The purpose of the government’s strategy is to scare citizens from demonstrating. The pictures of blinded Gilets Jaunes, both young and elderly, with bloodied skulls have produced the desired chilling effect and lots of people are by now too scared to attend demonstrations or allow their family members onto the streets.
But unfamiliar with the exercise of power, and obviously not fully reckoning of the determination of the French population, Macron has so far failed in his strategy.
New tactics
French people have started to adopt other forms of protests: ballet dancers of the Paris Opéra have danced their anger on the external stairs of the opera house; the choir and the symphony orchestra of the state-owned radio unexpectedly started to perform Nabucco’s “Chorus of Slaves” during the new year wishes to their employers; protesting lawyers threw their black gowns at the feet of the Minister of Justice and have even began to regularly perform a New Zealand style hakka in public; teachers have built walls of school textbooks blocking the entrance of the local LREM MPs’ offices; and towards the end of January citizens of French cities and big towns organised torch lit processions to make it impossible for police forces to identify who and where to shoot.

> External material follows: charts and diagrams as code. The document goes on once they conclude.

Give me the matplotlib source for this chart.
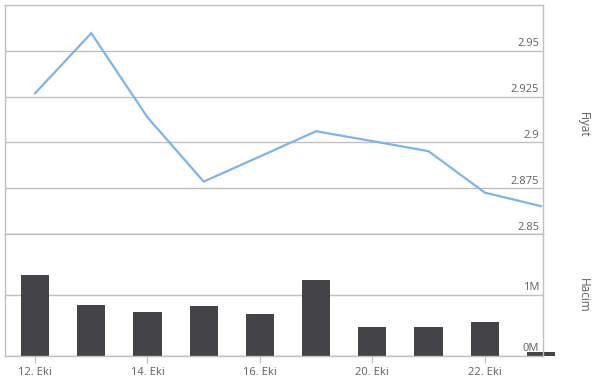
import matplotlib.pyplot as plt
import matplotlib.transforms as mtransforms

plt.rcParams['font.family'] = ['Open Sans', 'DejaVu Sans']

# data
dates = ["12. Eki", "13. Eki", "14. Eki", "15. Eki", "16. Eki",
         "19. Eki", "20. Eki", "21. Eki", "22. Eki", "23. Eki"]
price = [2.9268, 2.9596, 2.9137, 2.8786, 2.8923, 2.9061, 2.9007, 2.8952, 2.8726, 2.8652]
volume = [1.33, 0.836, 0.72, 0.815, 0.69, 1.245, 0.47, 0.47, 0.557, 0.07]  # millions
price_ticks = [2.85, 2.875, 2.9, 2.925, 2.95]
price_tick_labels = ["2.85", "2.875", "2.9", "2.925", "2.95"]
vol_ticks = [0, 1]
vol_tick_labels = ["0M", "1M"]
xtick_idx = [0, 2, 4, 6, 8]

grid_c = "#c0c0c0"
text_c = "#606060"

fig = plt.figure(figsize=(6, 3.84), dpi=100)
ax1 = fig.add_axes([5 / 600, 1 - 234 / 384, 538 / 600, 229 / 384])
ax2 = fig.add_axes([5 / 600, 1 - 356 / 384, 538 / 600, 122 / 384])

x = list(range(len(dates)))
xlim = (-0.534, 9.036)

# price pane
ax1.plot(x, price, color="#7cb5ec", lw=1.6, solid_joinstyle="miter")
ax1.set_xlim(*xlim)
ax1.set_ylim(2.85, 2.975)
for v in price_ticks:
    ax1.axhline(v, color=grid_c, lw=1, zorder=0)
tr1 = mtransforms.blended_transform_factory(ax1.transAxes, ax1.transData)
for v, lab in zip(price_ticks, price_tick_labels):
    ax1.text(0.993, v + 0.0008, lab, transform=tr1, ha="right", va="bottom",
             fontsize=8, color=text_c)
ax1.set_xticks([])
ax1.set_yticks([])
for s in ax1.spines.values():
    s.set_color(grid_c)
    s.set_linewidth(1)
fig.text(583 / 600, 1 - 125 / 384, "Fiyat", rotation=270, ha="center", va="center",
         fontsize=8.5, color=text_c)

# volume pane
ax2.bar(x, volume, width=0.5, color="#434348", zorder=2, clip_on=False)
ax2.set_xlim(*xlim)
ax2.set_ylim(0, 2.0)
for v in vol_ticks:
    ax2.axhline(v, color=grid_c, lw=1, zorder=0)
tr2 = mtransforms.blended_transform_factory(ax2.transAxes, ax2.transData)
for v, lab in zip(vol_ticks, vol_tick_labels):
    ax2.text(0.993, v + 0.03, lab, transform=tr2, ha="right", va="bottom",
             fontsize=8, color=text_c, zorder=3)
ax2.set_yticks([])
ax2.set_xticks(xtick_idx)
ax2.set_xticklabels([dates[i] for i in xtick_idx], fontsize=8, color=text_c)
ax2.tick_params(axis="x", length=5, color=grid_c, pad=3)
for s in ax2.spines.values():
    s.set_color(grid_c)
    s.set_linewidth(1)
fig.text(583 / 600, 1 - 295 / 384, "Hacim", rotation=270, ha="center", va="center",
         fontsize=8.5, color=text_c)

fig.savefig("out.png", dpi=100)
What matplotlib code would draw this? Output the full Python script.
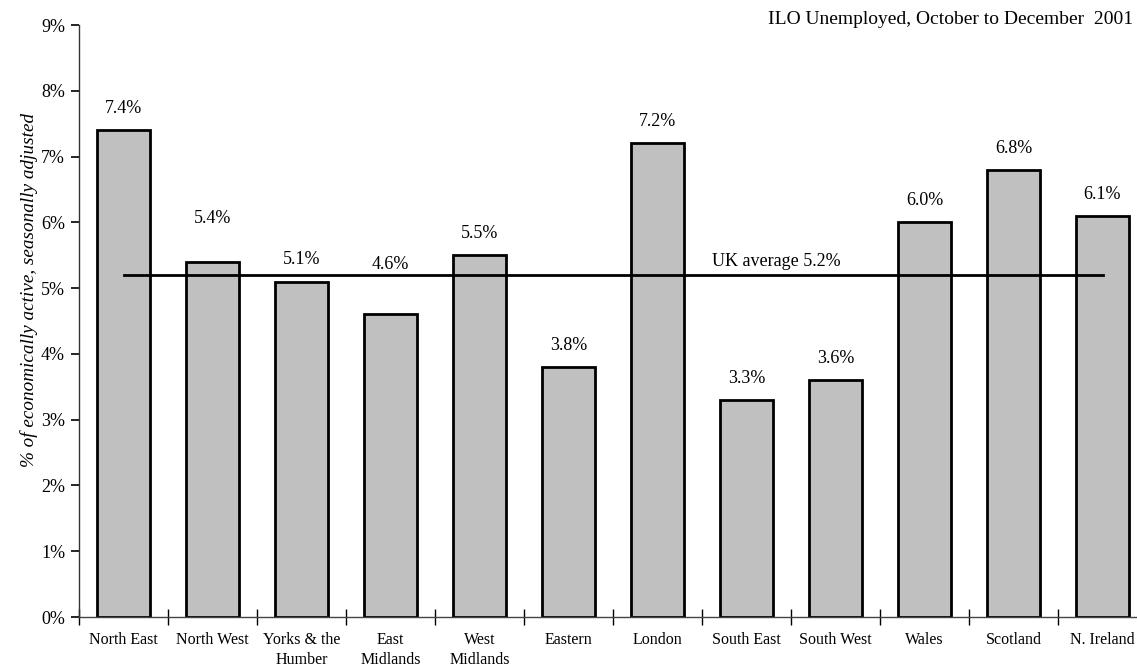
import matplotlib
matplotlib.use("Agg")
import matplotlib.pyplot as plt
from matplotlib.ticker import FixedLocator, PercentFormatter

plt.rcParams["font.family"] = ["Liberation Serif", "DejaVu Serif"]

regions = ["North East", "North West", "Yorks & the\nHumber", "East\nMidlands",
           "West\nMidlands", "Eastern", "London", "South East", "South West",
           "Wales", "Scotland", "N. Ireland"]
unemployment = [7.4, 5.4, 5.1, 4.6, 5.5, 3.8, 7.2, 3.3, 3.6, 6.0, 6.8, 6.1]
uk_average = 5.2
title = "ILO Unemployed, October to December  2001"
y_label = "% of economically active, seasonally adjusted"

# value labels sit a fixed gap above each bar, except where they would
# clash with the average line
label_gap = 0.33
label_override = {1: 6.06, 2: 5.44, 3: 5.36}

W, H = 1137, 668
fig = plt.figure(figsize=(W / 100, H / 100), dpi=100)
ax = fig.add_axes([79 / W, (H - 617) / H, 12 * 89 / W, 592 / H])

x = list(range(len(regions)))
ax.bar(x, unemployment, width=0.6, color="#C0C0C0", edgecolor="black",
       linewidth=2.0, zorder=2)
ax.plot([x[0], x[-1]], [uk_average, uk_average], color="black", lw=2.0, zorder=3)
ax.text(7.33, uk_average + 0.2, f"UK average {uk_average:.1f}%", ha="center",
        va="center", fontsize=13)

for i, v in enumerate(unemployment):
    ly = label_override.get(i, v + label_gap)
    ax.text(i, ly, f"{v:.1f}%", ha="center", va="center", fontsize=13)

ax.set_xlim(-0.5, len(regions) - 0.5)
ax.set_ylim(0, 9)
ax.yaxis.set_major_locator(FixedLocator(range(0, 10)))
ax.yaxis.set_major_formatter(PercentFormatter(decimals=0))

ax.set_xticks(x)
ax.set_xticklabels(regions, fontsize=11.5, linespacing=1.3)
ax.tick_params(axis="x", which="major", length=0, pad=11)
ax.xaxis.set_minor_locator(FixedLocator([i - 0.5 for i in range(len(regions) + 1)]))
ax.tick_params(axis="x", which="minor", length=11, direction="inout", width=1.0)
ax.tick_params(axis="y", length=6, width=1.2, direction="out", labelsize=13, pad=4)

for side in ("top", "right"):
    ax.spines[side].set_visible(False)
ax.spines["left"].set_color("#333333")
ax.spines["bottom"].set_color("#444444")
ax.spines["left"].set_linewidth(1.0)
ax.spines["bottom"].set_linewidth(1.0)

fig.text(29 / W, 1 - 290 / H, y_label, rotation=90, ha="center", va="center",
         fontsize=13.8, style="italic")

fig.text(1133 / W, 1 - 20 / H, title, ha="right", va="center", fontsize=14)

fig.savefig("out.png", dpi=100)
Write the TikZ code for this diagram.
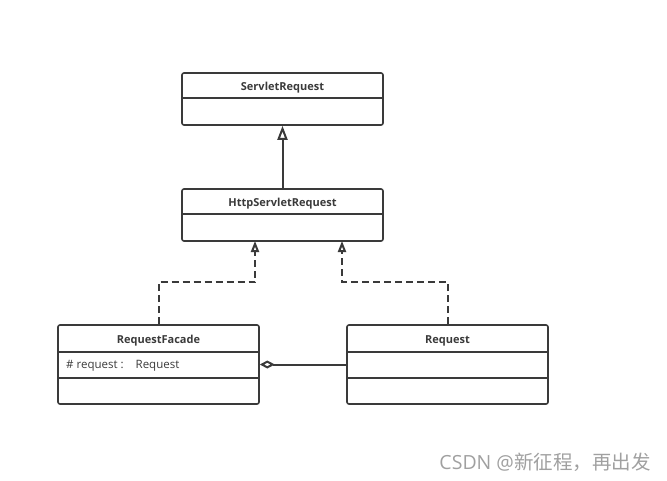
\documentclass[tikz,border=0pt]{standalone}
\usepackage{fontspec}
\setmainfont{Open Sans}
\newfontfamily\cjkfont{Noto Sans CJK SC}
\usetikzlibrary{arrows.meta}
\definecolor{umlline}{HTML}{3A3A3A}
\definecolor{marktext}{HTML}{A0A0A0}
\begin{document}
\begin{tikzpicture}
  [x=1pt,y=-1pt,
   every node/.style={text=umlline,inner sep=0pt}]

  \tikzstyle{umlpath} = [draw=umlline,line width=1.6pt]
  \tikzstyle{umllink} = [draw=umlline,line width=2pt]
  \tikzstyle{classbox} = [umlpath,rounded corners=2pt,minimum width=201pt]
  \tikzstyle{classname} = [font=\fontsize{11}{13}\selectfont\bfseries]
  \tikzstyle{attr} = [font=\fontsize{11.5}{13}\selectfont,anchor=west]
  \tikzstyle{inherit} = [umllink,-{Triangle[open,width=10pt,length=14pt]}]
  \tikzstyle{realize} = [umllink,dash pattern=on 7pt off 4pt,-{Triangle[open,width=8pt,length=11pt]}]
  \tikzstyle{aggreg} = [umllink,-{Diamond[open,width=8pt,length=15pt]}]

  \useasboundingbox (0,0) rectangle (667,480);

  \node[classbox,minimum height=52pt] (servlet) at (282.5,99)    {};
  \node[classbox,minimum height=52pt] (httpreq) at (282.5,215)   {};
  \node[classbox,minimum height=79pt] (facade)  at (158.5,364.5) {};
  \node[classbox,minimum height=79pt] (request) at (447.5,364.5) {};

  \node[classname] (servletname) at (282.5,87.5)  {ServletRequest};
  \node[classname] (httpreqname) at (282.5,203.5) {HttpServletRequest};
  \node[classname] (facadename)  at (158.5,340.5) {RequestFacade};
  \node[classname] (requestname) at (447.5,340.5) {Request};
  \node[attr]      (facadeattr)  at (66,365.5)    {\#\ request :\hspace{12pt}Request};

  \draw[umlpath] (servlet.west |- 0,98)  -- (servlet.east |- 0,98);
  \draw[umlpath] (httpreq.west |- 0,214) -- (httpreq.east |- 0,214);
  \draw[umlpath] (facade.west |- 0,352)  -- (facade.east |- 0,352);
  \draw[umlpath] (facade.west |- 0,378)  -- (facade.east |- 0,378);
  \draw[umlpath] (request.west |- 0,352) -- (request.east |- 0,352);
  \draw[umlpath] (request.west |- 0,378) -- (request.east |- 0,378);

  \coordinate (httpleft)  at (255,241);
  \coordinate (httpright) at (342,241);

  \draw[inherit] (httpreq.north) -- (servlet.south);
  \draw[realize] (facade.north)  -- ++(0,-42) -| (httpleft);
  \draw[realize] (request.north) -- ++(0,-42) -| (httpright);
  \draw[aggreg]  (request.west)  -- (facade.east);

  \node[text=marktext,font=\fontsize{19.5}{22}\selectfont] (mark) at (545,462)
    {CSDN @{\cjkfont 新征程，再出发}};
\end{tikzpicture}
\end{document}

Under pressure, cornered and worried for his reputation ahead of Davos, Macron indicated that the strategy currently being employed by the police will have to be modified by the Minister of Interior Affairs. Following this the minister immediately passed the blame onto his police prefects (in particular to the zealous police prefect of Paris who was himself appointed by this same Minister of Interior Affairs after his predecessor had refused to utilise flashball launchers).
Will this have any consequences on our daily life?
Democracy is fragile. Sometimes this is the case surprisingly closer to home than our fellow Europeans realise.